『震災学』を刊行し続けることの意味

『震災学』を刊行し続けることの意味

元旦から能登半島地震のニュースがお茶の間を駆け巡った。1月22日現在、死者は232人、安否不明者22人、住家被害は約3万4400棟である。心より哀悼の意を表し、一刻も早いライフラインの復旧や仮設住宅の完成を願うものである。今年は、1995年の阪神淡路大震災から29年、2011年の東日本大震災から13年、2016年の熊本地震から8年を数え、この30年間に4つの大きな地震に見舞われ、多くの命が犠牲になり、多くの人々が被災したことを思うと、改めてこの国の突然の不幸に対する備え、すなわち、震災がもたらす課題を共有し、それを解決するための学問的研究とその成果を政策として実現することの必要性を痛感する。

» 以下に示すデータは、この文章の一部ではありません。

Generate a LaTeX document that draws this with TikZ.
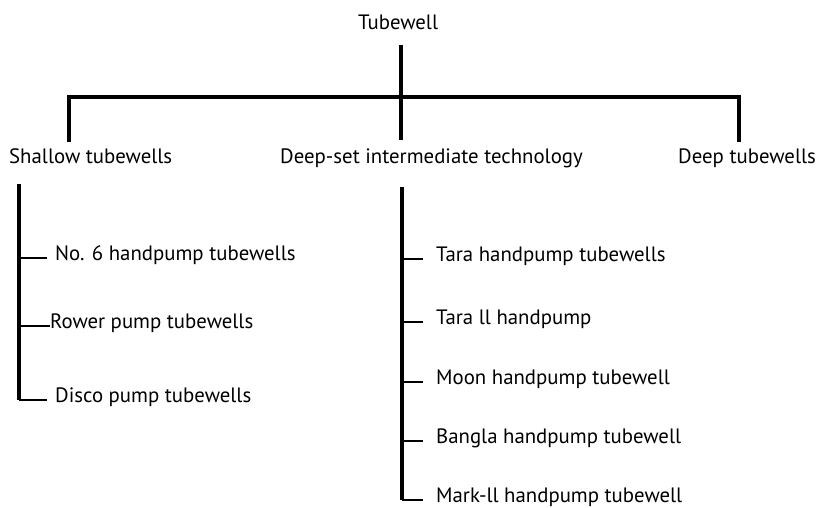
\documentclass[tikz,border=0pt]{standalone}
\usepackage{fontspec}
\setmainfont{PT Sans}
\usepackage{tikz}
\usetikzlibrary{positioning,calc}

\begin{document}
\begin{tikzpicture}[x=1pt,y=-1pt,
  lbl/.style={anchor=base west, inner sep=0pt, font=\fontsize{20.8}{24}\selectfont},
  trunk/.style={line width=3.5pt},
  twig/.style={line width=2pt}]
\useasboundingbox (0,0) rectangle (818,507);
% levels
\node[lbl] (root) at (358,29) {Tubewell};
\node[lbl] (shallow) at (9,163) {Shallow tubewells};
\node[lbl] (deepset) at (280,163) {Deep-set intermediate technology};
\node[lbl] (deep) at (678,163) {Deep tubewells};
% shallow ones
\node[lbl] (no6) at (55,260) {No. 6 handpump tubewells};
\node[lbl] (rower) at (50,328) {Rower pump tubewells};
\node[lbl] (disco) at (55,402) {Disco pump tubewells};
% deep-set ones
\node[lbl] (tara) at (436,261) {Tara handpump tubewells};
\node[lbl] (tara2) at (436,324) {Tara ll handpump};
\node[lbl] (moon) at (436,384) {Moon handpump tubewell};
\node[lbl] (bangla) at (436,443) {Bangla handpump tubewell};
\node[lbl] (mark2) at (436,502) {Mark-ll handpump tubewell};

\coordinate (rise) at (0,45);
\coordinate (drop) at (0,140);
\coordinate (hub) at (401,97);
\coordinate (sdrop) at (69,97);
\coordinate (ddrop) at (739,97);
\draw[trunk] (hub |- rise) -- (hub |- drop);
\draw[trunk, line cap=rect] (sdrop |- drop) -- (sdrop) -- (ddrop) -- (ddrop |- drop);

% spines
\coordinate (sspine) at (19,184);
\coordinate (dspine) at (402,187);
\draw[trunk] (sspine) -- (sspine |- disco.mid west);
\draw[trunk] (dspine) -- (dspine |- mark2.mid west);
\foreach \n/\g in {no6/8, rower/0, disco/8}
  \draw[twig] (sspine |- \n.mid west) -- ([xshift=-\g pt]\n.mid west);
\foreach \n in {tara, tara2, moon, bangla, mark2}
  \draw[twig] (dspine |- \n.mid west) -- ([xshift=-13pt]\n.mid west);
\end{tikzpicture}
\end{document}
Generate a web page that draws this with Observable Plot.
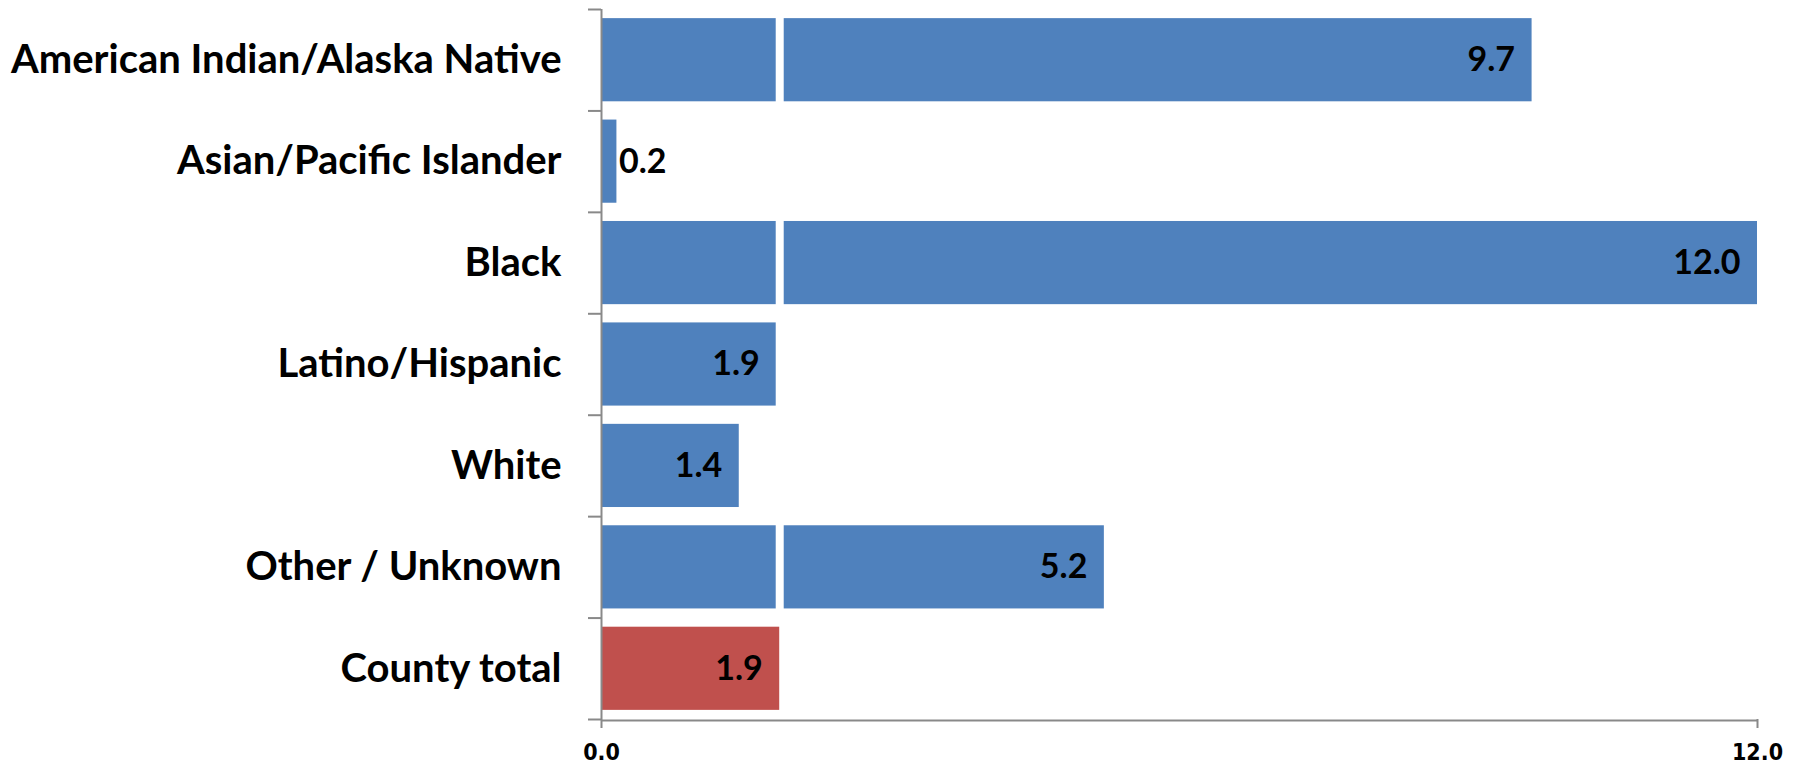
<!DOCTYPE html>
<html>
<head>
<meta charset="utf-8">
<script src="https://cdn.jsdelivr.net/npm/d3@7"></script>
<script src="https://cdn.jsdelivr.net/npm/@observablehq/plot@0.6"></script>
<style>
  html, body { margin: 0; padding: 0; background: #fff; }
  #chart svg { display: block; }
</style>
</head>
<body>
<div id="chart"></div>
<script>
const categories = [
  "American Indian/Alaska Native",
  "Asian/Pacific Islander",
  "Black",
  "Latino/Hispanic",
  "White",
  "Other / Unknown",
  "County total"
];
const values = [9.66, 0.16, 12.0, 1.82, 1.43, 5.22, 1.85];
const valueLabels = ["9.7", "0.2", "12.0", "1.9", "1.4", "5.2", "1.9"];
const isTotal = [false, false, false, false, false, false, true];
const countyLine = 1.85;
const xTicks = [0, 12];
const xTickLabels = ["0.0", "12.0"];

const rows = categories.map((c, i) => ({
  category: c, i, value: values[i], label: valueLabels[i], total: isTotal[i]
}));
const groupRows = rows.filter(d => !d.total);
const totalRows = rows.filter(d => d.total);
const boundaries = d3.range(0, categories.length + 1);

const BLUE = "#4F81BD";
const RED = "#C0504D";
const GRAY = "#898989";
const pad = 0.09;

const plot = Plot.plot({
  width: 1799,
  height: 764,
  marginLeft: 601,
  marginRight: 42,
  marginTop: 9,
  marginBottom: 45,
  style: { fontFamily: "Lato, sans-serif", background: "white", overflow: "visible" },
  x: { domain: [0, 12], axis: null },
  y: { domain: [0, 7], reverse: true, axis: null },
  marks: [
    Plot.rectX(groupRows, {
      x1: 0, x2: "value", y1: d => d.i + pad, y2: d => d.i + 1 - pad, fill: BLUE
    }),
    Plot.ruleX([countyLine], { y1: 0, y2: 7, stroke: "white", strokeWidth: 8 }),
    Plot.rectX(totalRows, {
      x1: 0, x2: "value", y1: d => d.i + pad, y2: d => d.i + 1 - pad, fill: RED
    }),
    // y axis: boundary ticks pointing left, and the axis line
    Plot.axisY({
      ticks: boundaries, tickSize: 13, tickFormat: () => "", label: null,
      stroke: GRAY, strokeWidth: 2
    }),
    Plot.ruleX([0], { y1: 0, y2: 7, stroke: GRAY, strokeWidth: 2 }),
    // x axis line and ticks
    Plot.ruleY([7], { x1: 0, x2: 12, stroke: GRAY, strokeWidth: 2, dy: 1 }),
    Plot.axisX({
      ticks: xTicks, tickSize: 9, tickPadding: 15, stroke: GRAY, strokeWidth: 2,
      label: null,
      tickFormat: (d) => xTickLabels[xTicks.indexOf(d)],
      fontSize: 23, fontWeight: "bold", fill: "black",
      fontFamily: "'Liberation Sans Narrow', 'DejaVu Sans Condensed', sans-serif"
    }),
    // category labels
    Plot.text(rows, {
      x: 0, y: d => d.i + 0.5, text: "category", textAnchor: "end", dx: -40,
      fontSize: 40, fontWeight: "bold", fill: "black"
    }),
    // value labels
    Plot.text(rows.filter(d => d.value >= 1), {
      x: "value", y: d => d.i + 0.5, text: "label", textAnchor: "end", dx: -17,
      fontSize: 34, fontWeight: "bold", fill: "black"
    }),
    Plot.text(rows.filter(d => d.value < 1), {
      x: "value", y: d => d.i + 0.5, text: "label", textAnchor: "start", dx: 2,
      fontSize: 34, fontWeight: "bold", fill: "black"
    })
  ]
});

document.getElementById("chart").appendChild(plot);
</script>
</body>
</html>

(東北学院大学刊行の『震災学』は発売元の荒蝦夷によって市販されている)

 

東北学院大学は、東日本大震災によって直接被災した大学であることの自覚から、2012年から『震災学』という総合雑誌を刊行し続けている。地震学、津波工学、防災学、そして震災文学といった特定分野の専門誌ではなく、総合雑誌であるために、研究者の専門的論考のみならず、ジャーナリストや文学者の作品まで幅広く掲載しているのが特徴である。昨年の第17号において、マルチクリエーターのいとうせいこうさんと対談した際に、現在世界で勃発している戦争、疫病の流行、そして地球温暖化による洪水や土砂崩れ等の自然災害による被災を含めて、突然の不幸に人々が襲われる機会が多くなったという意味において、「震災学」を「被災学」という観点からも論じることが大切ではないかと話し合っていた矢先に、能登半島地震である。地震を始めとする被災に対して、『震災学』を通じて、問題共有をはかり、教育、学術研究という大学本来の役割を果たしていきたい。